[Objective]
Copy nothing but the lines below running from the line containing "Generate a Python" through the line containing "ax.set_ylim(-60, -20)", both end lines included.

[Source records]
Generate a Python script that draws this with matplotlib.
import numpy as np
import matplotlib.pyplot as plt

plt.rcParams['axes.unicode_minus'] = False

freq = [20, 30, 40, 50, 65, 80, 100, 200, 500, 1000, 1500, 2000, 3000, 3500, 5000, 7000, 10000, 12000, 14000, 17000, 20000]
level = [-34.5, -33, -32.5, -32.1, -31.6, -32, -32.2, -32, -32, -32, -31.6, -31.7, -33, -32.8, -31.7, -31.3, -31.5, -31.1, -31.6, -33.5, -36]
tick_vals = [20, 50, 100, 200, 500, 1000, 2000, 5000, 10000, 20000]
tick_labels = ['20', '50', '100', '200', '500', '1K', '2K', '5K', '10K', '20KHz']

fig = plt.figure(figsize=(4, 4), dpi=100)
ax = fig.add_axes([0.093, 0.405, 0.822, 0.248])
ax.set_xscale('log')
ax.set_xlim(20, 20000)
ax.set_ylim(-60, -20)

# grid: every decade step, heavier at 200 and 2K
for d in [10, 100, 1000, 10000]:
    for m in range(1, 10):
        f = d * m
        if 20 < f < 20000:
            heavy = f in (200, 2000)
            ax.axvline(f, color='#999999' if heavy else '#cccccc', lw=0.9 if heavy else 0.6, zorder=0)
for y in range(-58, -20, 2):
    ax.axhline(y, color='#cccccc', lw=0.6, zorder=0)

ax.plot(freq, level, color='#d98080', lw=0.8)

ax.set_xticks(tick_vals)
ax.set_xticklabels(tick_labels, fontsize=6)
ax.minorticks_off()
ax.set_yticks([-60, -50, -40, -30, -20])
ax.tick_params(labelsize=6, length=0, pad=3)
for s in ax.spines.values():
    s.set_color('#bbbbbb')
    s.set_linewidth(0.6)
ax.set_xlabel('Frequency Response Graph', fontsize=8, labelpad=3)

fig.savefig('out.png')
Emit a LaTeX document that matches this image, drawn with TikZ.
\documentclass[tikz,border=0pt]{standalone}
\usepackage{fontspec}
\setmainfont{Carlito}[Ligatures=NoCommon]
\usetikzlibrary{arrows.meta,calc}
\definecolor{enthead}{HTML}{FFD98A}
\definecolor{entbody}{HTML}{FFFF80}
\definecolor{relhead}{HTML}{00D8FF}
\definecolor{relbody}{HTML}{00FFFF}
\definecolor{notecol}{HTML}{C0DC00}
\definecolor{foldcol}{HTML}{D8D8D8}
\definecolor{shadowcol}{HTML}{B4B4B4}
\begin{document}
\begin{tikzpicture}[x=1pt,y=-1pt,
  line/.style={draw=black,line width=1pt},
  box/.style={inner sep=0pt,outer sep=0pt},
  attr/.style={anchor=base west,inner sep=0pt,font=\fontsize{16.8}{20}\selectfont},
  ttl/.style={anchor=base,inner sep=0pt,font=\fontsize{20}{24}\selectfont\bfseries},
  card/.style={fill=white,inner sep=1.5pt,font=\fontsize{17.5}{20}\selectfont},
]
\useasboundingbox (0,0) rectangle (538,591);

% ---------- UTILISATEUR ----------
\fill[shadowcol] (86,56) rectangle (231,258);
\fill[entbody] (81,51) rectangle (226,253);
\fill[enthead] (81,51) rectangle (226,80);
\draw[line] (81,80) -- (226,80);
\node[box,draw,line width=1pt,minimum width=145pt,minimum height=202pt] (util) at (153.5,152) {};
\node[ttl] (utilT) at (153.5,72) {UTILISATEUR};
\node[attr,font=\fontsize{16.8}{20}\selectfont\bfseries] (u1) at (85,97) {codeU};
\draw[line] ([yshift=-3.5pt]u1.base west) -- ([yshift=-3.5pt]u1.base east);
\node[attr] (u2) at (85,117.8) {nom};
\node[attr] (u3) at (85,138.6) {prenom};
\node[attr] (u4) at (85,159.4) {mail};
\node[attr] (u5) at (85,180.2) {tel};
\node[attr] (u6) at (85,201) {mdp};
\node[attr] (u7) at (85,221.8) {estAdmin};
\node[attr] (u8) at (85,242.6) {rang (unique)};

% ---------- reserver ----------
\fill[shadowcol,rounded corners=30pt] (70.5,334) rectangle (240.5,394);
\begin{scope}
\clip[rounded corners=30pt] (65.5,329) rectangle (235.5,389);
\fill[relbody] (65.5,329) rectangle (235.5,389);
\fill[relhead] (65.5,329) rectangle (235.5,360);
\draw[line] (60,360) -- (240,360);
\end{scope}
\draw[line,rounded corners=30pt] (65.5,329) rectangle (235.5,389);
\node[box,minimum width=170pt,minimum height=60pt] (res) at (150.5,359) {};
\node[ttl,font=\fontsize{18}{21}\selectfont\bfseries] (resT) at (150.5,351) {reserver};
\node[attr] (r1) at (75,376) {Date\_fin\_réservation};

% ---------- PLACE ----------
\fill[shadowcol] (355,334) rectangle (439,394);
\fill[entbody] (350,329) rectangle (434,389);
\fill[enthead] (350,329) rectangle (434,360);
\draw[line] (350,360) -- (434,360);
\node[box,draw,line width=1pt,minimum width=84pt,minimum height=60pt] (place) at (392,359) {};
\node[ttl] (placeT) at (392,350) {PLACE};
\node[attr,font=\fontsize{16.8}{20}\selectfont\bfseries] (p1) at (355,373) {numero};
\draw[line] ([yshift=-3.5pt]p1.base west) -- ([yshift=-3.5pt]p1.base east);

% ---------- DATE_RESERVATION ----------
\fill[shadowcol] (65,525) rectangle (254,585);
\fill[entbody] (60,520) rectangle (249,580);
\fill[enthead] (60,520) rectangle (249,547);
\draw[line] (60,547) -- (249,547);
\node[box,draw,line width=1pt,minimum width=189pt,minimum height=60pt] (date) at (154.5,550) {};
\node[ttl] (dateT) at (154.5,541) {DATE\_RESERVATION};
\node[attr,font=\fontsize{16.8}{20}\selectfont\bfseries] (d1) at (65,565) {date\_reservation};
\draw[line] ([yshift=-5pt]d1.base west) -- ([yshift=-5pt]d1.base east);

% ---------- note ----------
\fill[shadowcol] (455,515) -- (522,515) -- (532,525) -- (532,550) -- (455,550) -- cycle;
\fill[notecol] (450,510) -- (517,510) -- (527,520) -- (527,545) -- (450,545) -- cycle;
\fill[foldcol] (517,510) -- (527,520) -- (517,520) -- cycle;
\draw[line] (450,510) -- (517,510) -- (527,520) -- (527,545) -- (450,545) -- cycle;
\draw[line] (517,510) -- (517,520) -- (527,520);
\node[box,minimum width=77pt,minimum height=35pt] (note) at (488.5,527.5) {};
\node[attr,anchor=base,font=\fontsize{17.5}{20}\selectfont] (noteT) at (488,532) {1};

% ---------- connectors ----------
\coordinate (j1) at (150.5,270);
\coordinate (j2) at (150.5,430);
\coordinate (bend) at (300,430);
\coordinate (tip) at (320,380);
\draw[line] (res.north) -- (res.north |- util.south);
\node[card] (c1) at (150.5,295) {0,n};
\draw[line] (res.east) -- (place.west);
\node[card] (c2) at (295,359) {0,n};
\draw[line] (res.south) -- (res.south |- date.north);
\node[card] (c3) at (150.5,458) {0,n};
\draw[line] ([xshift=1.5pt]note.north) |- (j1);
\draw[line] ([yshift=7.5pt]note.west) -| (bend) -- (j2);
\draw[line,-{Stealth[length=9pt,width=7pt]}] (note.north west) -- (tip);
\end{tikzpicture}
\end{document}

...

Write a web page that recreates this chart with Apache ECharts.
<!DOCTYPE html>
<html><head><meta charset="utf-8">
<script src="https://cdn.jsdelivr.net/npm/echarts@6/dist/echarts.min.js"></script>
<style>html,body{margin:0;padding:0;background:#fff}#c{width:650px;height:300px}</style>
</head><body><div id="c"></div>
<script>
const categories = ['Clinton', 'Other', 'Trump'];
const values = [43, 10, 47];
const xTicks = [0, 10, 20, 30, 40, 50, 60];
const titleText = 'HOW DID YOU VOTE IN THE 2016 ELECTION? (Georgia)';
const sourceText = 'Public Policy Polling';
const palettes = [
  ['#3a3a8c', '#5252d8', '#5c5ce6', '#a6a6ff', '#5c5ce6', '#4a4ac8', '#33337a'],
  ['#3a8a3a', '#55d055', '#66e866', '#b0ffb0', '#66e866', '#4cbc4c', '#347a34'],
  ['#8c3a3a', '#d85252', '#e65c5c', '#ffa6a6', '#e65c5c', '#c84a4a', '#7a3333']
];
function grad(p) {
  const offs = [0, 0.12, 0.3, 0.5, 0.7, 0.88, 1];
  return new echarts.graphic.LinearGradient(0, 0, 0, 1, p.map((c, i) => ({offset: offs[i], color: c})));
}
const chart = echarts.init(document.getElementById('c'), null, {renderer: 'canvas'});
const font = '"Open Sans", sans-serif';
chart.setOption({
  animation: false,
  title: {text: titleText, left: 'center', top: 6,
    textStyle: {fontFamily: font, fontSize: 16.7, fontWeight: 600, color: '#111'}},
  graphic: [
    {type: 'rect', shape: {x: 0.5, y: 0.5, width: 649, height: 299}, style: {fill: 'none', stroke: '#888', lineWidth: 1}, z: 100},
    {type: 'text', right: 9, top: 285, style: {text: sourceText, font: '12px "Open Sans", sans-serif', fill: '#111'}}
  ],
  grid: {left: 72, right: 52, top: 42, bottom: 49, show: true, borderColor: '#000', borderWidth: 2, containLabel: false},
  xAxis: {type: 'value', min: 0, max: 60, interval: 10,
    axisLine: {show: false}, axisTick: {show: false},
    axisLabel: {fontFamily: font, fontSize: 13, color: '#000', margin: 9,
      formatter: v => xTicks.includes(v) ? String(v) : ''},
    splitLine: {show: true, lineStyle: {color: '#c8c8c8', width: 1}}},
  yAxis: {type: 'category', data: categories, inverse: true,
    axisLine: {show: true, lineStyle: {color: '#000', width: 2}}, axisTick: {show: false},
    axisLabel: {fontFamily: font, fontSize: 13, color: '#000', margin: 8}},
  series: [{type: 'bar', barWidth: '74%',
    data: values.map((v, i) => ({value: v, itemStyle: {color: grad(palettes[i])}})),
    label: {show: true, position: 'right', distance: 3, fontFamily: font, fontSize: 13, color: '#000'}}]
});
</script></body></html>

[Solved problem]
Generate a Python script that draws this with matplotlib.
import numpy as np
import matplotlib.pyplot as plt

plt.rcParams['axes.unicode_minus'] = False

freq = [20, 30, 40, 50, 65, 80, 100, 200, 500, 1000, 1500, 2000, 3000, 3500, 5000, 7000, 10000, 12000, 14000, 17000, 20000]
level = [-34.5, -33, -32.5, -32.1, -31.6, -32, -32.2, -32, -32, -32, -31.6, -31.7, -33, -32.8, -31.7, -31.3, -31.5, -31.1, -31.6, -33.5, -36]
tick_vals = [20, 50, 100, 200, 500, 1000, 2000, 5000, 10000, 20000]
tick_labels = ['20', '50', '100', '200', '500', '1K', '2K', '5K', '10K', '20KHz']

fig = plt.figure(figsize=(4, 4), dpi=100)
ax = fig.add_axes([0.093, 0.405, 0.822, 0.248])
ax.set_xscale('log')
ax.set_xlim(20, 20000)
ax.set_ylim(-60, -20)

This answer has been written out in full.